+++ COLLECTED DATA +++

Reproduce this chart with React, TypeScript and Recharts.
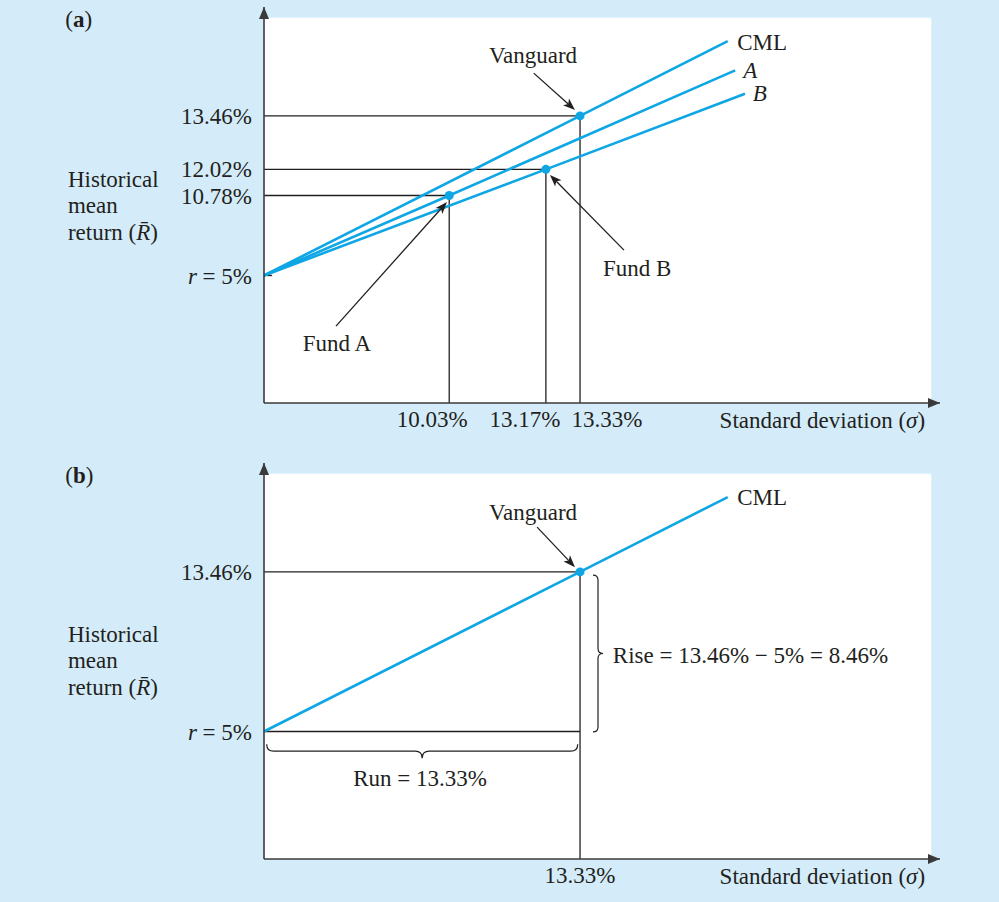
import React from 'react';
import {
  ComposedChart,
  Line,
  Scatter,
  XAxis,
  YAxis,
  ReferenceArea,
  ReferenceLine,
  ReferenceDot,
} from 'recharts';

const INK = '#231f20';
const AXIS = '#3a3a3a';
const BLUE = '#0ea6e4';
const PAGE = '#d4ecf9';
const FONT = "'Liberation Serif', 'DejaVu Serif', serif";
const FS = 23;

// The figure is a schematic, not drawn to scale. Axis units run 0-100 and hold
// where each mark sits in the picture; the label arrays hold the printed values.
const fundNames = ['Fund A', 'Fund B', 'Vanguard'];
const fundSigmaLabels = ['10.03%', '13.17%', '13.33%'];
const fundReturnLabels = ['10.78%', '12.02%', '13.46%'];
const fundSigma = [27.4, 41.7, 46.75];
const fundReturn = [52.4, 59.0, 72.5];

const riskFreeLabel = 'r = 5%';
const riskFree = 32.2;

// each line starts at r and runs through the fund with the same index
const lineNames = ['A', 'B', 'CML'];
const lineEndSigma = [69.7, 71.15, 68.6];
const lineEndReturn = [84.0, 78.1, 91.4];

const riseLabel = 'Rise = 13.46% \u2212 5% = 8.46%';
const runLabel = 'Run = 13.33%';

const funds = fundNames.map((name, i) => ({ name, x: fundSigma[i], y: fundReturn[i] }));
const lines = lineNames.map((name, i) => ({
  name,
  data: [
    { x: 0, y: riskFree },
    { x: fundSigma[i], y: fundReturn[i] },
    { x: lineEndSigma[i], y: lineEndReturn[i] },
  ],
}));

// layout (axis units) for the white plot field and annotations
const WHITE_X = 98.7;
const WHITE_Y = 97.3;
const txt = { fill: INK, fontFamily: FONT, fontSize: FS };

const textShape =
  (content: React.ReactNode, anchor: 'start' | 'middle' | 'end' = 'middle') =>
  (p: any) => (
    <text x={p.cx} y={p.cy} dy="0.35em" textAnchor={anchor} {...txt}>
      {content}
    </text>
  );

const panelTag = (letter: string) => (
  <>
    (<tspan fontWeight="bold">{letter}</tspan>)
  </>
);

const yLabelShape = (p: any) => (
  <text x={p.cx} y={p.cy} {...txt}>
    <tspan x={p.cx} dy="-0.8em">Historical</tspan>
    <tspan x={p.cx} dy="1.15em">mean</tspan>
    <tspan x={p.cx} dy="1.15em">
      return (<tspan fontStyle="italic">R{'\u0304'}</tspan>)
    </tspan>
  </text>
);

const xLabel = (
  <>
    Standard deviation (<tspan fontStyle="italic">{'\u03c3'}</tspan>)
  </>
);

const upHead = (p: any) => (
  <polygon points={`${p.cx},${p.cy} ${p.cx - 5},${p.cy + 12} ${p.cx + 5},${p.cy + 12}`} fill={AXIS} />
);
const rightHead = (p: any) => (
  <polygon points={`${p.cx},${p.cy} ${p.cx - 12},${p.cy - 5} ${p.cx - 12},${p.cy + 5}`} fill={AXIS} />
);

function Arrow(p: any) {
  const { x1, y1, x2, y2 } = p;
  const len = Math.hypot(x2 - x1, y2 - y1);
  const ux = (x2 - x1) / len;
  const uy = (y2 - y1) / len;
  const h = 12;
  const w = 4.5;
  const bx = x2 - ux * h;
  const by = y2 - uy * h;
  return (
    <g>
      <line x1={x1} y1={y1} x2={bx + ux * 3} y2={by + uy * 3} stroke={INK} strokeWidth={1.3} />
      <polygon
        points={`${x2},${y2} ${bx - uy * w},${by + ux * w} ${bx + ux * 3},${by + uy * 3} ${bx + uy * w},${by - ux * w}`}
        fill={INK}
      />
    </g>
  );
}

const braceShape = (depth: number) => (p: any) => {
  const { x1, y1, x2, y2 } = p;
  const len = Math.hypot(x2 - x1, y2 - y1);
  const ux = (x2 - x1) / len;
  const uy = (y2 - y1) / len;
  const nx = -uy;
  const ny = ux;
  const h = depth / 2;
  const r = depth / 2;
  const mx = (x1 + x2) / 2;
  const my = (y1 + y2) / 2;
  const pt = (x: number, y: number) => `${x.toFixed(1)},${y.toFixed(1)}`;
  const d = [
    `M${pt(x1, y1)}`,
    `Q${pt(x1 + nx * h, y1 + ny * h)} ${pt(x1 + ux * r + nx * h, y1 + uy * r + ny * h)}`,
    `L${pt(mx - ux * r + nx * h, my - uy * r + ny * h)}`,
    `Q${pt(mx + nx * h, my + ny * h)} ${pt(mx + nx * depth, my + ny * depth)}`,
    `M${pt(x2, y2)}`,
    `Q${pt(x2 + nx * h, y2 + ny * h)} ${pt(x2 - ux * r + nx * h, y2 - uy * r + ny * h)}`,
    `L${pt(mx + ux * r + nx * h, my + uy * r + ny * h)}`,
    `Q${pt(mx + nx * h, my + ny * h)} ${pt(mx + nx * depth, my + ny * depth)}`,
  ].join(' ');
  return <path d={d} fill="none" stroke={INK} strokeWidth={1.2} />;
};

const sigmaTick = (labels: string[], pos: number[], shift: number[]) => (p: any) => {
  const i = pos.indexOf(p.payload.value);
  return (
    <text x={p.x + (shift[i] ?? 0)} y={p.y} dy="0.71em" textAnchor="middle" {...txt}>
      {labels[i]}
    </text>
  );
};

const returnTick = (labels: string[], pos: number[]) => (p: any) => {
  const i = pos.indexOf(p.payload.value);
  const label = labels[i];
  return (
    <text x={p.x} y={p.y} dy="0.35em" textAnchor="end" {...txt}>
      {label === riskFreeLabel ? (
        <>
          <tspan fontStyle="italic">r</tspan> = 5%
        </>
      ) : (
        label
      )}
    </text>
  );
};

const seg = (ax: number, ay: number, bx: number, by: number) => [
  { x: ax, y: ay },
  { x: bx, y: by },
];

function PanelA() {
  const yPos = [riskFree, ...fundReturn];
  const yLab = [riskFreeLabel, ...fundReturnLabels];
  return (
    <ComposedChart width={999} height={451} margin={{ top: 7, right: 59, bottom: 0, left: 0 }}>
      <ReferenceArea x1={0} x2={WHITE_X} y1={0} y2={WHITE_Y} fill="#ffffff" fillOpacity={1} stroke="none" />
      <XAxis
        type="number"
        dataKey="x"
        domain={[0, 100]}
        ticks={fundSigma}
        interval={0}
        tickLine={false}
        height={48}
        axisLine={{ stroke: AXIS, strokeWidth: 1.6 }}
        tick={sigmaTick(fundSigmaLabels, fundSigma, [-17, -21, 27])}
      />
      <YAxis
        type="number"
        dataKey="y"
        domain={[0, 100]}
        ticks={yPos}
        interval={0}
        tickLine={false}
        width={264}
        tickMargin={6}
        axisLine={{ stroke: AXIS, strokeWidth: 1.6 }}
        tick={returnTick(yLab, yPos)}
      />
      {funds.map((f) => (
        <ReferenceLine key={`h-${f.name}`} segment={seg(0, f.y, f.x, f.y)} stroke={INK} strokeWidth={1.3} />
      ))}
      {funds.map((f) => (
        <ReferenceLine key={`v-${f.name}`} segment={seg(f.x, 0, f.x, f.y)} stroke={INK} strokeWidth={1.3} />
      ))}
      <ReferenceLine segment={seg(0, riskFree, 1.2, riskFree)} stroke={INK} strokeWidth={1.3} />
      {lines.map((l) => (
        <Line
          key={l.name}
          data={l.data}
          dataKey="y"
          type="linear"
          stroke={BLUE}
          strokeWidth={2.6}
          dot={false}
          activeDot={false}
          isAnimationActive={false}
        />
      ))}
      <Scatter data={funds} fill={BLUE} isAnimationActive={false} />
      <ReferenceLine segment={seg(39.9, 83.3, 46.0, 74.0)} shape={Arrow} />
      <ReferenceLine segment={seg(53.25, 38.6, 42.3, 57.6)} shape={Arrow} />
      <ReferenceLine segment={seg(10.65, 19.4, 27.07, 50.76)} shape={Arrow} />
      <ReferenceDot x={39.8} y={87.9} shape={textShape('Vanguard')} />
      <ReferenceDot x={55.2} y={34.1} shape={textShape('Fund B')} />
      <ReferenceDot x={10.8} y={15.2} shape={textShape('Fund A')} />
      <ReferenceDot x={70.0} y={91.2} shape={textShape('CML', 'start')} />
      <ReferenceDot x={70.9} y={84.1} shape={textShape(<tspan fontStyle="italic">A</tspan>, 'start')} />
      <ReferenceDot x={72.3} y={78.3} shape={textShape(<tspan fontStyle="italic">B</tspan>, 'start')} />
      <ReferenceDot x={-29.4} y={97.1} ifOverflow="visible" shape={textShape(panelTag('a'), 'start')} />
      <ReferenceDot x={-29.0} y={50} ifOverflow="visible" shape={yLabelShape} />
      <ReferenceDot x={97.8} y={-4.3} ifOverflow="visible" shape={textShape(xLabel, 'end')} />
      <ReferenceDot x={0} y={100} shape={upHead} />
      <ReferenceDot x={100} y={0} shape={rightHead} />
    </ComposedChart>
  );
}

function PanelB() {
  const v = funds[2];
  const cml = lines[2];
  const yPos = [riskFree, v.y];
  const yLab = [riskFreeLabel, fundReturnLabels[2]];
  return (
    <ComposedChart width={999} height={446} margin={{ top: 7, right: 59, bottom: 0, left: 0 }}>
      <ReferenceArea x1={0} x2={WHITE_X} y1={0} y2={WHITE_Y} fill="#ffffff" fillOpacity={1} stroke="none" />
      <XAxis
        type="number"
        dataKey="x"
        domain={[0, 100]}
        ticks={[v.x]}
        interval={0}
        tickLine={false}
        height={43}
        axisLine={{ stroke: AXIS, strokeWidth: 1.6 }}
        tick={sigmaTick([fundSigmaLabels[2]], [v.x], [0])}
      />
      <YAxis
        type="number"
        dataKey="y"
        domain={[0, 100]}
        ticks={yPos}
        interval={0}
        tickLine={false}
        width={264}
        tickMargin={6}
        axisLine={{ stroke: AXIS, strokeWidth: 1.6 }}
        tick={returnTick(yLab, yPos)}
      />
      <ReferenceLine segment={seg(0, v.y, v.x, v.y)} stroke={INK} strokeWidth={1.3} />
      <ReferenceLine segment={seg(v.x, 0, v.x, v.y)} stroke={INK} strokeWidth={1.3} />
      <ReferenceLine segment={seg(0, riskFree, v.x, riskFree)} stroke={INK} strokeWidth={1.3} />
      <Line
        data={cml.data}
        dataKey="y"
        type="linear"
        stroke={BLUE}
        strokeWidth={2.6}
        dot={false}
        activeDot={false}
        isAnimationActive={false}
      />
      <Scatter data={[v]} fill={BLUE} isAnimationActive={false} />
      <ReferenceLine segment={seg(40.4, 83.8, 46.0, 73.7)} shape={Arrow} />
      <ReferenceLine segment={seg(48.67, 32.1, 48.67, 71.7)} shape={braceShape(10)} />
      <ReferenceLine segment={seg(0.4, 29.0, 46.4, 29.0)} shape={braceShape(14)} />
      <ReferenceDot x={39.8} y={87.6} shape={textShape('Vanguard')} />
      <ReferenceDot x={70.0} y={91.4} shape={textShape('CML', 'start')} />
      <ReferenceDot x={51.6} y={51.5} shape={textShape(riseLabel, 'start')} />
      <ReferenceDot x={23.1} y={20.45} shape={textShape(runLabel)} />
      <ReferenceDot x={-29.4} y={97.1} ifOverflow="visible" shape={textShape(panelTag('b'), 'start')} />
      <ReferenceDot x={-29.0} y={50.2} ifOverflow="visible" shape={yLabelShape} />
      <ReferenceDot x={97.8} y={-4.3} ifOverflow="visible" shape={textShape(xLabel, 'end')} />
      <ReferenceDot x={0} y={100} shape={upHead} />
      <ReferenceDot x={100} y={0} shape={rightHead} />
    </ComposedChart>
  );
}

export default function App() {
  return (
    <div
      style={{ position: 'absolute', left: 0, top: 0, width: 999, height: 902, background: PAGE, overflow: 'hidden' }}
    >
      <div style={{ position: 'absolute', left: 0, top: 0 }}>
        <PanelA />
      </div>
      <div style={{ position: 'absolute', left: 0, top: 456 }}>
        <PanelB />
      </div>
    </div>
  );
}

+++

WHAT THE EXERCISE ASKS = Write out, word for word, the lines from the start of the data through the one holding "FONT, fontSize: FS". Omit pictures.

ANSWER TO THE TASK =
Reproduce this chart with React, TypeScript and Recharts.
import React from 'react';
import {
  ComposedChart,
  Line,
  Scatter,
  XAxis,
  YAxis,
  ReferenceArea,
  ReferenceLine,
  ReferenceDot,
} from 'recharts';

const INK = '#231f20';
const AXIS = '#3a3a3a';
const BLUE = '#0ea6e4';
const PAGE = '#d4ecf9';
const FONT = "'Liberation Serif', 'DejaVu Serif', serif";
const FS = 23;

// The figure is a schematic, not drawn to scale. Axis units run 0-100 and hold
// where each mark sits in the picture; the label arrays hold the printed values.
const fundNames = ['Fund A', 'Fund B', 'Vanguard'];
const fundSigmaLabels = ['10.03%', '13.17%', '13.33%'];
const fundReturnLabels = ['10.78%', '12.02%', '13.46%'];
const fundSigma = [27.4, 41.7, 46.75];
const fundReturn = [52.4, 59.0, 72.5];

const riskFreeLabel = 'r = 5%';
const riskFree = 32.2;

// each line starts at r and runs through the fund with the same index
const lineNames = ['A', 'B', 'CML'];
const lineEndSigma = [69.7, 71.15, 68.6];
const lineEndReturn = [84.0, 78.1, 91.4];

const riseLabel = 'Rise = 13.46% \u2212 5% = 8.46%';
const runLabel = 'Run = 13.33%';

const funds = fundNames.map((name, i) => ({ name, x: fundSigma[i], y: fundReturn[i] }));
const lines = lineNames.map((name, i) => ({
  name,
  data: [
    { x: 0, y: riskFree },
    { x: fundSigma[i], y: fundReturn[i] },
    { x: lineEndSigma[i], y: lineEndReturn[i] },
  ],
}));

// layout (axis units) for the white plot field and annotations
const WHITE_X = 98.7;
const WHITE_Y = 97.3;
const txt = { fill: INK, fontFamily: FONT, fontSize: FS };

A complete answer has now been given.